Requirements ▸ Images should be left out, and everything else in the listing reproduced exactly.

Data lines ▸
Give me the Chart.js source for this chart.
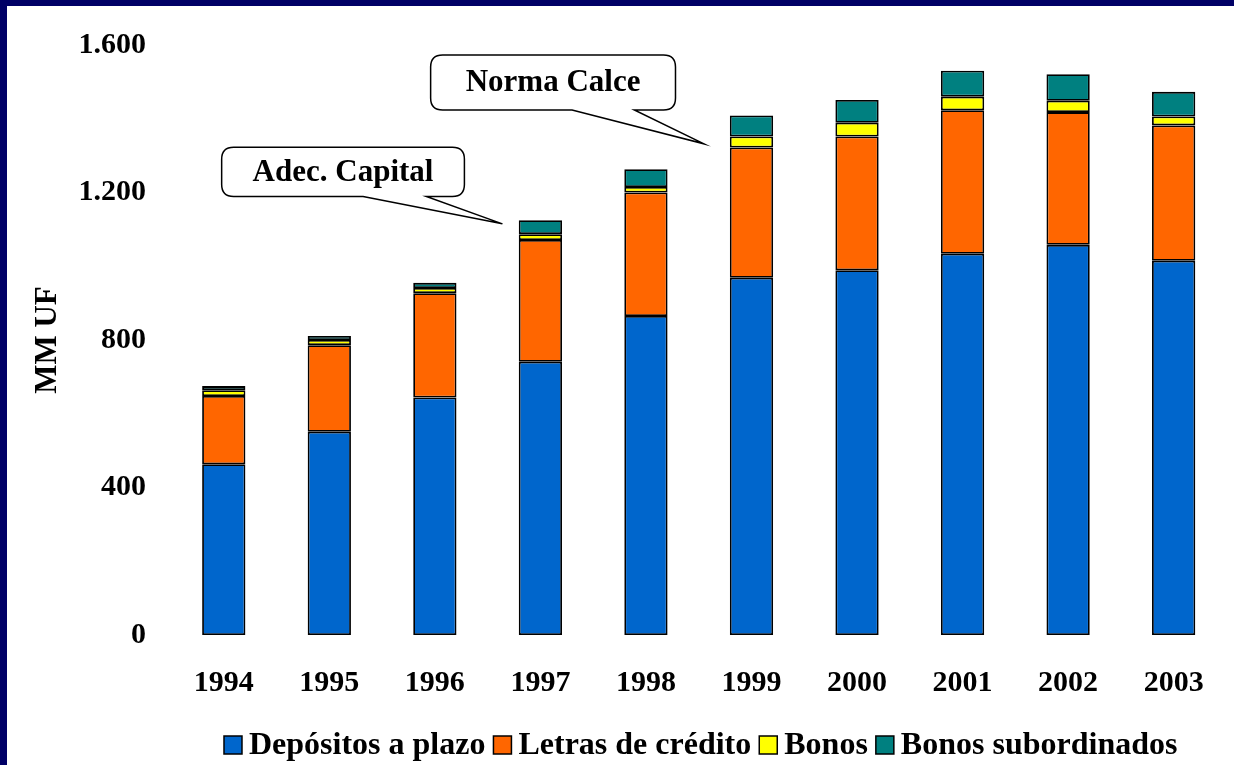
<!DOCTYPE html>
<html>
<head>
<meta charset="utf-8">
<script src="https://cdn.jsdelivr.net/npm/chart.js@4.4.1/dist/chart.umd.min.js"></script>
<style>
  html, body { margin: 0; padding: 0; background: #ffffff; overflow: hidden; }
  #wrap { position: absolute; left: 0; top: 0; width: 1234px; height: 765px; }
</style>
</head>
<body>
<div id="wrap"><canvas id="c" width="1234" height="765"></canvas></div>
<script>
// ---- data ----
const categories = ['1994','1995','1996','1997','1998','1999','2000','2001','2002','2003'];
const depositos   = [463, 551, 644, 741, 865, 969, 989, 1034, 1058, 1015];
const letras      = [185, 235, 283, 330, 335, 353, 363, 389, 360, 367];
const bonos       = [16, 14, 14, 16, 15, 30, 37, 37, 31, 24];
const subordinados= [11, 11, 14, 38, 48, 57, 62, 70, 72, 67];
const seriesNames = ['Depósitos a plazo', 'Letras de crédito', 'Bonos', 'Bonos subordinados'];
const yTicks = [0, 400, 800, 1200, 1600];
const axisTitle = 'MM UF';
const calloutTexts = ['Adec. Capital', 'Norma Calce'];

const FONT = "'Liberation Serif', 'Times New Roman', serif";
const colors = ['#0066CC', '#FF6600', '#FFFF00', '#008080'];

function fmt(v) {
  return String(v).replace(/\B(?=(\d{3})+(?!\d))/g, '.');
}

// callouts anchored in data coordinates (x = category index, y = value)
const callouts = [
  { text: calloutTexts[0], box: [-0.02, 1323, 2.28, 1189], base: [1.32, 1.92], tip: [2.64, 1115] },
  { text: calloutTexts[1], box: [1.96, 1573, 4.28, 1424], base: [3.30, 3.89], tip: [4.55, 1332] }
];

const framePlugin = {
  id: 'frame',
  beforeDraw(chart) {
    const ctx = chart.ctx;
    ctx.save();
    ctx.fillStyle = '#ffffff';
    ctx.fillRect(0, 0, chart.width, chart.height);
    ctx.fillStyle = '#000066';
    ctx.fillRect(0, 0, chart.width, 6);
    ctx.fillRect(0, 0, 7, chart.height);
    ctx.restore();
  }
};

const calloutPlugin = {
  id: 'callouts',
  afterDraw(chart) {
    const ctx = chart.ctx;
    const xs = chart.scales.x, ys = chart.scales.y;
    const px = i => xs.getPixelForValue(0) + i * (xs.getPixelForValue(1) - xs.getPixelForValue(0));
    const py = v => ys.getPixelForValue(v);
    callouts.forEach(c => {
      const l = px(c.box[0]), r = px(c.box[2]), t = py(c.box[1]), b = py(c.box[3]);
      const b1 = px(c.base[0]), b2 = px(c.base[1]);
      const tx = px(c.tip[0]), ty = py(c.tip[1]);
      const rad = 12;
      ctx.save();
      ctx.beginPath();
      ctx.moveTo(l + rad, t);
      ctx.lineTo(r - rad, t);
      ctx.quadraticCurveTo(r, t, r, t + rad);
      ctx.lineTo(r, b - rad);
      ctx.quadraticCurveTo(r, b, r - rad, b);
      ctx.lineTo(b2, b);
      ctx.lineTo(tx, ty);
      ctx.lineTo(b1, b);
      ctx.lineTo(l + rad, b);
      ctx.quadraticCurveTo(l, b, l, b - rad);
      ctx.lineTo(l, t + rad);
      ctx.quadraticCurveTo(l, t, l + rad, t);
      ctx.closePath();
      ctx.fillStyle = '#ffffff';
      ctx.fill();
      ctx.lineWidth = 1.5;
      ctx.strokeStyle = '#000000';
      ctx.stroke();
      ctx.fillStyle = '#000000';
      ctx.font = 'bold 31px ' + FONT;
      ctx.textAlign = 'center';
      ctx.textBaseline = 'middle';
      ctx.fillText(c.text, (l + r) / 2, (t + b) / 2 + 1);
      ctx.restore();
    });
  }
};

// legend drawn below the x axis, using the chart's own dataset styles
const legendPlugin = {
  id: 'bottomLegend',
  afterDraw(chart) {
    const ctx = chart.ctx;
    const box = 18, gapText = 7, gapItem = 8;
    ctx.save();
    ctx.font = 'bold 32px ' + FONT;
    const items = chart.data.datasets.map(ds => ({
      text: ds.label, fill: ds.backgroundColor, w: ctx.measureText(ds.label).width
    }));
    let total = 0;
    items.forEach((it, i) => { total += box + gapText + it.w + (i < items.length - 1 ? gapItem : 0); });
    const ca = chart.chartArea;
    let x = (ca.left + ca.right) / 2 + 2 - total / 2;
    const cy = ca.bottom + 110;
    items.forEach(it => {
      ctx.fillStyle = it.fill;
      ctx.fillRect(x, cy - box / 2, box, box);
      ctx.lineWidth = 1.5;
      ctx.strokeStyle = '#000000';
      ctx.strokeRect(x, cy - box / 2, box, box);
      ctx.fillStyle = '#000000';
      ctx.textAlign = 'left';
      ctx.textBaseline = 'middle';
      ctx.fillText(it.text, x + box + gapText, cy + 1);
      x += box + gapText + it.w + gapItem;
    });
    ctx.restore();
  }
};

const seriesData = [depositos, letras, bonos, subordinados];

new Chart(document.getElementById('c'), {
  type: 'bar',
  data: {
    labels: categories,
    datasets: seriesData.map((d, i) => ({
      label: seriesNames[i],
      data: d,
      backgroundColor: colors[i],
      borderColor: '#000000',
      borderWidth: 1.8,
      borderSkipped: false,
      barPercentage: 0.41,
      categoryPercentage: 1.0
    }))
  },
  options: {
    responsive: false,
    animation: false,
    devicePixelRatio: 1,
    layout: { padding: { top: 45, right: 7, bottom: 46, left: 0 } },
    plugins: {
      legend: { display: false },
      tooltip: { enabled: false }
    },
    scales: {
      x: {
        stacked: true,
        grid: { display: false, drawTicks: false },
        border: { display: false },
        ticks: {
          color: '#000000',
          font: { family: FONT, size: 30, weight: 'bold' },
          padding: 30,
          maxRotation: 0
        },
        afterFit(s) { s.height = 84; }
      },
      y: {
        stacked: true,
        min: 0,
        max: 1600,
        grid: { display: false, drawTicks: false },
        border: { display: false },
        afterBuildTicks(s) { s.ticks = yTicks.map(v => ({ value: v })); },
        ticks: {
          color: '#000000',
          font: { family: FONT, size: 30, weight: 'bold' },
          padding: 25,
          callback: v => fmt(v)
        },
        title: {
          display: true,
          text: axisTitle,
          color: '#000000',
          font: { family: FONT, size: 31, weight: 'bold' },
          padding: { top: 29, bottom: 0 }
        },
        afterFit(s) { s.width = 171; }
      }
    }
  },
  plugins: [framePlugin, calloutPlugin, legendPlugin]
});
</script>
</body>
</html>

Correct output ▸
Give me the Chart.js source for this chart.
<!DOCTYPE html>
<html>
<head>
<meta charset="utf-8">
<script src="https://cdn.jsdelivr.net/npm/chart.js@4.4.1/dist/chart.umd.min.js"></script>
<style>
  html, body { margin: 0; padding: 0; background: #ffffff; overflow: hidden; }
  #wrap { position: absolute; left: 0; top: 0; width: 1234px; height: 765px; }
</style>
</head>
<body>
<div id="wrap"><canvas id="c" width="1234" height="765"></canvas></div>
<script>
// ---- data ----
const categories = ['1994','1995','1996','1997','1998','1999','2000','2001','2002','2003'];
const depositos   = [463, 551, 644, 741, 865, 969, 989, 1034, 1058, 1015];
const letras      = [185, 235, 283, 330, 335, 353, 363, 389, 360, 367];
const bonos       = [16, 14, 14, 16, 15, 30, 37, 37, 31, 24];
const subordinados= [11, 11, 14, 38, 48, 57, 62, 70, 72, 67];
const seriesNames = ['Depósitos a plazo', 'Letras de crédito', 'Bonos', 'Bonos subordinados'];
const yTicks = [0, 400, 800, 1200, 1600];
const axisTitle = 'MM UF';
const calloutTexts = ['Adec. Capital', 'Norma Calce'];

const FONT = "'Liberation Serif', 'Times New Roman', serif";
const colors = ['#0066CC', '#FF6600', '#FFFF00', '#008080'];

function fmt(v) {
  return String(v).replace(/\B(?=(\d{3})+(?!\d))/g, '.');
}

// callouts anchored in data coordinates (x = category index, y = value)
const callouts = [
  { text: calloutTexts[0], box: [-0.02, 1323, 2.28, 1189], base: [1.32, 1.92], tip: [2.64, 1115] },
  { text: calloutTexts[1], box: [1.96, 1573, 4.28, 1424], base: [3.30, 3.89], tip: [4.55, 1332] }
];

const framePlugin = {
  id: 'frame',
  beforeDraw(chart) {
    const ctx = chart.ctx;
    ctx.save();
    ctx.fillStyle = '#ffffff';
    ctx.fillRect(0, 0, chart.width, chart.height);
    ctx.fillStyle = '#000066';
    ctx.fillRect(0, 0, chart.width, 6);
    ctx.fillRect(0, 0, 7, chart.height);
    ctx.restore();
  }
};

const calloutPlugin = {
  id: 'callouts',
  afterDraw(chart) {
    const ctx = chart.ctx;
    const xs = chart.scales.x, ys = chart.scales.y;
    const px = i => xs.getPixelForValue(0) + i * (xs.getPixelForValue(1) - xs.getPixelForValue(0));
    const py = v => ys.getPixelForValue(v);
    callouts.forEach(c => {
      const l = px(c.box[0]), r = px(c.box[2]), t = py(c.box[1]), b = py(c.box[3]);
      const b1 = px(c.base[0]), b2 = px(c.base[1]);
      const tx = px(c.tip[0]), ty = py(c.tip[1]);
      const rad = 12;
      ctx.save();
      ctx.beginPath();
      ctx.moveTo(l + rad, t);
      ctx.lineTo(r - rad, t);
      ctx.quadraticCurveTo(r, t, r, t + rad);
      ctx.lineTo(r, b - rad);
      ctx.quadraticCurveTo(r, b, r - rad, b);
      ctx.lineTo(b2, b);
      ctx.lineTo(tx, ty);
      ctx.lineTo(b1, b);
      ctx.lineTo(l + rad, b);
      ctx.quadraticCurveTo(l, b, l, b - rad);
      ctx.lineTo(l, t + rad);
      ctx.quadraticCurveTo(l, t, l + rad, t);
      ctx.closePath();
      ctx.fillStyle = '#ffffff';
      ctx.fill();
      ctx.lineWidth = 1.5;
      ctx.strokeStyle = '#000000';
      ctx.stroke();
      ctx.fillStyle = '#000000';
      ctx.font = 'bold 31px ' + FONT;
      ctx.textAlign = 'center';
      ctx.textBaseline = 'middle';
      ctx.fillText(c.text, (l + r) / 2, (t + b) / 2 + 1);
      ctx.restore();
    });
  }
};

// legend drawn below the x axis, using the chart's own dataset styles
const legendPlugin = {
  id: 'bottomLegend',
  afterDraw(chart) {
    const ctx = chart.ctx;
    const box = 18, gapText = 7, gapItem = 8;
    ctx.save();
    ctx.font = 'bold 32px ' + FONT;
    const items = chart.data.datasets.map(ds => ({
      text: ds.label, fill: ds.backgroundColor, w: ctx.measureText(ds.label).width
    }));
    let total = 0;
    items.forEach((it, i) => { total += box + gapText + it.w + (i < items.length - 1 ? gapItem : 0); });
    const ca = chart.chartArea;
    let x = (ca.left + ca.right) / 2 + 2 - total / 2;
    const cy = ca.bottom + 110;
    items.forEach(it => {
      ctx.fillStyle = it.fill;
      ctx.fillRect(x, cy - box / 2, box, box);
      ctx.lineWidth = 1.5;
      ctx.strokeStyle = '#000000';
      ctx.strokeRect(x, cy - box / 2, box, box);
      ctx.fillStyle = '#000000';
      ctx.textAlign = 'left';
      ctx.textBaseline = 'middle';
      ctx.fillText(it.text, x + box + gapText, cy + 1);
      x += box + gapText + it.w + gapItem;
    });
    ctx.restore();
  }
};

const seriesData = [depositos, letras, bonos, subordinados];

new Chart(document.getElementById('c'), {
  type: 'bar',
  data: {
    labels: categories,
    datasets: seriesData.map((d, i) => ({
      label: seriesNames[i],
      data: d,
      backgroundColor: colors[i],
      borderColor: '#000000',
      borderWidth: 1.8,
      borderSkipped: false,
      barPercentage: 0.41,
      categoryPercentage: 1.0
    }))
  },
  options: {
    responsive: false,
    animation: false,
    devicePixelRatio: 1,
    layout: { padding: { top: 45, right: 7, bottom: 46, left: 0 } },
    plugins: {
      legend: { display: false },
      tooltip: { enabled: false }
    },
    scales: {
      x: {
        stacked: true,
        grid: { display: false, drawTicks: false },
        border: { display: false },
        ticks: {
          color: '#000000',
          font: { family: FONT, size: 30, weight: 'bold' },
          padding: 30,
          maxRotation: 0
        },
        afterFit(s) { s.height = 84; }
      },
      y: {
        stacked: true,
        min: 0,
        max: 1600,
        grid: { display: false, drawTicks: false },
        border: { display: false },
        afterBuildTicks(s) { s.ticks = yTicks.map(v => ({ value: v })); },
        ticks: {
          color: '#000000',
          font: { family: FONT, size: 30, weight: 'bold' },
          padding: 25,
          callback: v => fmt(v)
        },
        title: {
          display: true,
          text: axisTitle,
          color: '#000000',
          font: { family: FONT, size: 31, weight: 'bold' },
          padding: { top: 29, bottom: 0 }
        },
        afterFit(s) { s.width = 171; }
      }
    }
  },
  plugins: [framePlugin, calloutPlugin, legendPlugin]
});
</script>
</body>
</html>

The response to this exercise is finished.